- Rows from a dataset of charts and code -
****

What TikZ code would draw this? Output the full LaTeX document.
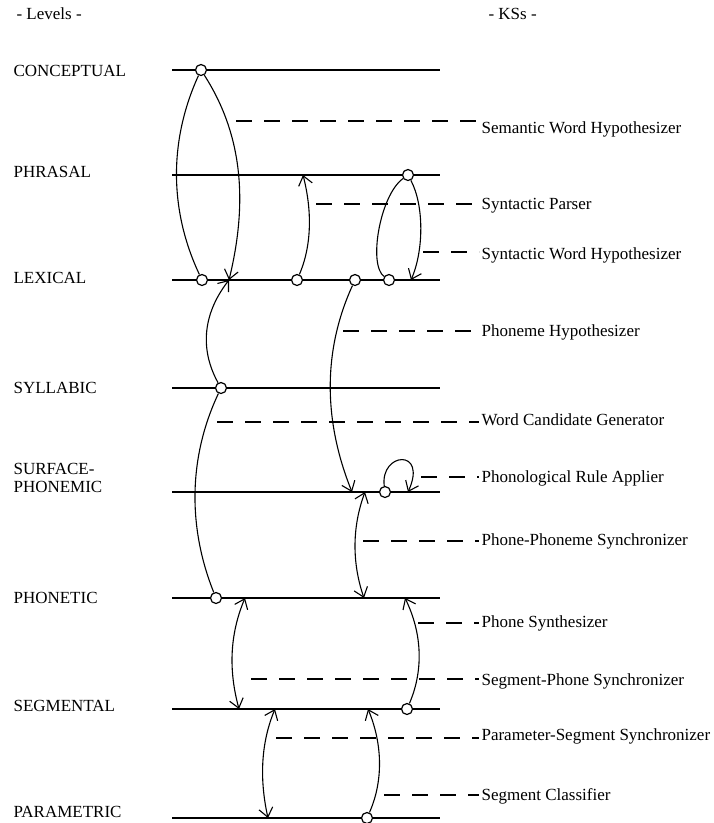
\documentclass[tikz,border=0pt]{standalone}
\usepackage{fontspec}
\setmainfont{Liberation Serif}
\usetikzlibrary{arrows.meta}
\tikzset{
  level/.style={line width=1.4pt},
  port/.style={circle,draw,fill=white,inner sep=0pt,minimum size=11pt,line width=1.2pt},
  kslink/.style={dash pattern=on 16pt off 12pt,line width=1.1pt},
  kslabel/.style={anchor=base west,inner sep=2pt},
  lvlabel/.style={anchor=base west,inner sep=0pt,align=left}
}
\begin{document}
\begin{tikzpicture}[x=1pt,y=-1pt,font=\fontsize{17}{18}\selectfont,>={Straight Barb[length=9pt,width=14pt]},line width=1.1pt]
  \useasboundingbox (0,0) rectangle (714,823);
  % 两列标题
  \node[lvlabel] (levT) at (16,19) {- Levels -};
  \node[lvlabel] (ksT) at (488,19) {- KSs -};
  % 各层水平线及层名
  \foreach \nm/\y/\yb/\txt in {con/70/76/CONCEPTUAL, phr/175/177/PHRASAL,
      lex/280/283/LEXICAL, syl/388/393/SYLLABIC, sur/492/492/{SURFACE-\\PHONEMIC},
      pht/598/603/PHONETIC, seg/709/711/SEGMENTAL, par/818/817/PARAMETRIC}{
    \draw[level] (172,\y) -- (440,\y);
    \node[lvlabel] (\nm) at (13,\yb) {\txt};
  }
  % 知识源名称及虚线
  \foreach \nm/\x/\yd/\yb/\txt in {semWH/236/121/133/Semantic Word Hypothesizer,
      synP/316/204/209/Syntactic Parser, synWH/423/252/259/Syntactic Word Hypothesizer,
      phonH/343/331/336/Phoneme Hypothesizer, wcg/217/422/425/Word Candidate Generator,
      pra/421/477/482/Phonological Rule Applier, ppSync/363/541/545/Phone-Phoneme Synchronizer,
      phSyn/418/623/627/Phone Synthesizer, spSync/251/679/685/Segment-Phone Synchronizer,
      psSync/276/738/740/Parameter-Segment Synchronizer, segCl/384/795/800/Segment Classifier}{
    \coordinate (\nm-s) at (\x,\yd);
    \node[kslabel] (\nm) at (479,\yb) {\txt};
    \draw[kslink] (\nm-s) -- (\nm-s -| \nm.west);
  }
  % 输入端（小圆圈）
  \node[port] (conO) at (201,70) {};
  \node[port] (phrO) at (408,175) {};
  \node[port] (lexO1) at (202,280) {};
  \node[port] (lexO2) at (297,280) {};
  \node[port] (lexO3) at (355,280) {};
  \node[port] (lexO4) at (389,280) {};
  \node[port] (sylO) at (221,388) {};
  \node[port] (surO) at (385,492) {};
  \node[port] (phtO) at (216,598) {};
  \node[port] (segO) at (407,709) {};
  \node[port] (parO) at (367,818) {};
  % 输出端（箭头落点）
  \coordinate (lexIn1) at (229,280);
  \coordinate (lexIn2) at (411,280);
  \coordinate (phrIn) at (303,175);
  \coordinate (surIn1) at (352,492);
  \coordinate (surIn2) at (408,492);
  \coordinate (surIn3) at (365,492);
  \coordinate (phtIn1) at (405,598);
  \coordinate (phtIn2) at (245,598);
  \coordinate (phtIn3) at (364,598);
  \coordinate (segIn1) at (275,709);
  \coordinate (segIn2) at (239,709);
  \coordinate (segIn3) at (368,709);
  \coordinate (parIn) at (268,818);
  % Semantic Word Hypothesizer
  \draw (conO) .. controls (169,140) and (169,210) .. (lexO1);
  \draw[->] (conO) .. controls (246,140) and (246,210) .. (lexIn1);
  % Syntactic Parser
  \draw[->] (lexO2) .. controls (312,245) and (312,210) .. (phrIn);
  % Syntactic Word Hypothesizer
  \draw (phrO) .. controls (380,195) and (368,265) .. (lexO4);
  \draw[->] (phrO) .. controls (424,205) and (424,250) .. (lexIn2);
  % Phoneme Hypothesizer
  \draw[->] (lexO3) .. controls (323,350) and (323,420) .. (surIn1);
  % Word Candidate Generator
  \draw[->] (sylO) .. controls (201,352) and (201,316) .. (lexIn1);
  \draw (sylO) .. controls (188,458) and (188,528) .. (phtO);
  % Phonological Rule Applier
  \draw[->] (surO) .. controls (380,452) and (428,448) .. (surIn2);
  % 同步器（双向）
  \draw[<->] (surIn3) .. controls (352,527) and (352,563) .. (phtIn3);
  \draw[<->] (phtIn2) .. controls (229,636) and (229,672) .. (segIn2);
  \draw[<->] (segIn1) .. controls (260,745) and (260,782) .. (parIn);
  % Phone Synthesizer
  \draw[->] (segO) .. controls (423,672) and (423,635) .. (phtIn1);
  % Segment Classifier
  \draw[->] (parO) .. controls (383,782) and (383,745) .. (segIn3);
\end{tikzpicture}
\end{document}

****

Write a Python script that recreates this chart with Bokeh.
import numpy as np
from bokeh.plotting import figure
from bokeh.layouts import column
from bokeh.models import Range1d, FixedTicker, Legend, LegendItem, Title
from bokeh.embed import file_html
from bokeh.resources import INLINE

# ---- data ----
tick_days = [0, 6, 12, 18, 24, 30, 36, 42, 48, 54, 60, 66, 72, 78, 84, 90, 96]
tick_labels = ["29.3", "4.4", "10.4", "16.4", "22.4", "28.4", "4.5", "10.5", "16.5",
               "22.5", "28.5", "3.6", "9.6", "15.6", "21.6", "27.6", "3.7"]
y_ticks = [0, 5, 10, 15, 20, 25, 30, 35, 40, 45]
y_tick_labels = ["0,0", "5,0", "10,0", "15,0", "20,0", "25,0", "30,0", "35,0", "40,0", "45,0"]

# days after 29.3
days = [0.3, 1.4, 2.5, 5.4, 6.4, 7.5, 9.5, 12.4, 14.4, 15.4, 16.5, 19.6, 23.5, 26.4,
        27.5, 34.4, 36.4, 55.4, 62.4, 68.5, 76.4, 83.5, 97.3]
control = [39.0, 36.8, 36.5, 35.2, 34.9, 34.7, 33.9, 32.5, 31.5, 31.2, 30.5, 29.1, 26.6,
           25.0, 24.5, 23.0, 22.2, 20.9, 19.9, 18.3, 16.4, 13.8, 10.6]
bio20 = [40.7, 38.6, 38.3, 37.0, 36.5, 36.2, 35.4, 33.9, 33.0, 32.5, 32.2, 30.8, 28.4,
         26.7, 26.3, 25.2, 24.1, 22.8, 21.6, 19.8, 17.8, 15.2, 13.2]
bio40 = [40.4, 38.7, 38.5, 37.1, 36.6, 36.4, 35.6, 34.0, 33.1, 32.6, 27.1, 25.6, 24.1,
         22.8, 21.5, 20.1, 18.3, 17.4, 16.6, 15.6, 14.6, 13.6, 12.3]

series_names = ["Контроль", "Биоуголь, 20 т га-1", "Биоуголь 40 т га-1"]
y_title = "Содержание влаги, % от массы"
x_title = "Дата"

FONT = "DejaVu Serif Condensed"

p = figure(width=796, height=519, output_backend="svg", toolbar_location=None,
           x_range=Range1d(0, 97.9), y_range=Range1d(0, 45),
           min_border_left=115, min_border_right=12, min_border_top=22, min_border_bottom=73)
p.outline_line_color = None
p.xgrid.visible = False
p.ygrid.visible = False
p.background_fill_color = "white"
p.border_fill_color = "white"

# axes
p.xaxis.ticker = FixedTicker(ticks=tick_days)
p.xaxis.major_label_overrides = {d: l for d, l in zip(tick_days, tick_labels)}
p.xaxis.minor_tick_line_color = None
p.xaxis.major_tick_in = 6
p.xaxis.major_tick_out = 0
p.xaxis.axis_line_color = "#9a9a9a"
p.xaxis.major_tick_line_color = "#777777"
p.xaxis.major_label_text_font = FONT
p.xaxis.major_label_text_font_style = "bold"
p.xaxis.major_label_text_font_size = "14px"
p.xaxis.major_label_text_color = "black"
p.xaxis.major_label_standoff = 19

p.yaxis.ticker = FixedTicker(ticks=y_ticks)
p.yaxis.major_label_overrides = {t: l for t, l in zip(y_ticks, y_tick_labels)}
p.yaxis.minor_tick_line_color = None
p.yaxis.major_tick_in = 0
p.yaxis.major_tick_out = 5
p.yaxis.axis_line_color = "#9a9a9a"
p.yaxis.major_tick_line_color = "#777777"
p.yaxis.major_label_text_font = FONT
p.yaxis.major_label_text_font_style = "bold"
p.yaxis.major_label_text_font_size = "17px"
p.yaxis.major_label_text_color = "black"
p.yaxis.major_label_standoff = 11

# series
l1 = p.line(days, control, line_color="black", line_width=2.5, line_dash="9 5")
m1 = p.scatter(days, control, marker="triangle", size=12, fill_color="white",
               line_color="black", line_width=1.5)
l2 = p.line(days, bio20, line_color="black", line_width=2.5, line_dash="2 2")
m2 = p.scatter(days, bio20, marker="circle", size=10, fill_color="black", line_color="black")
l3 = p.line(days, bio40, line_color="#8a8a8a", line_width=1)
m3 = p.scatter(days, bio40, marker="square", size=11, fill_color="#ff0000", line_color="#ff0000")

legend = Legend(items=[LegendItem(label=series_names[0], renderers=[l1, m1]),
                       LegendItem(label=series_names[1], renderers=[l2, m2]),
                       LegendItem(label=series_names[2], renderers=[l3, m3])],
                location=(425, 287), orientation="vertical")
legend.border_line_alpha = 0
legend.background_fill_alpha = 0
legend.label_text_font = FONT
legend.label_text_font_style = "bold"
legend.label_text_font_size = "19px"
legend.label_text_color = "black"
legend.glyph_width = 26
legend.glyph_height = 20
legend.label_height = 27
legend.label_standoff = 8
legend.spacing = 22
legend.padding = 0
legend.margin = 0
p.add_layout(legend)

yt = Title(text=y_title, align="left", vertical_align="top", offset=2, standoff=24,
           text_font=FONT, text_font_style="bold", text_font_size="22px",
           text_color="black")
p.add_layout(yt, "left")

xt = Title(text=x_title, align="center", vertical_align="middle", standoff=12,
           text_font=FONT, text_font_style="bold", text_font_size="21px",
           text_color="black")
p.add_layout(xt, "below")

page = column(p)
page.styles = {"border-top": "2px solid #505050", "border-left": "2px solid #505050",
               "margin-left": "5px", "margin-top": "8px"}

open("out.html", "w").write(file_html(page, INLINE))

****

- Aim of the task -
Search the data for the word "this" and copy each line where it appears.

- Expected answer -
What TikZ code would draw this? Output the full LaTeX document.
Write a Python script that recreates this chart with Bokeh.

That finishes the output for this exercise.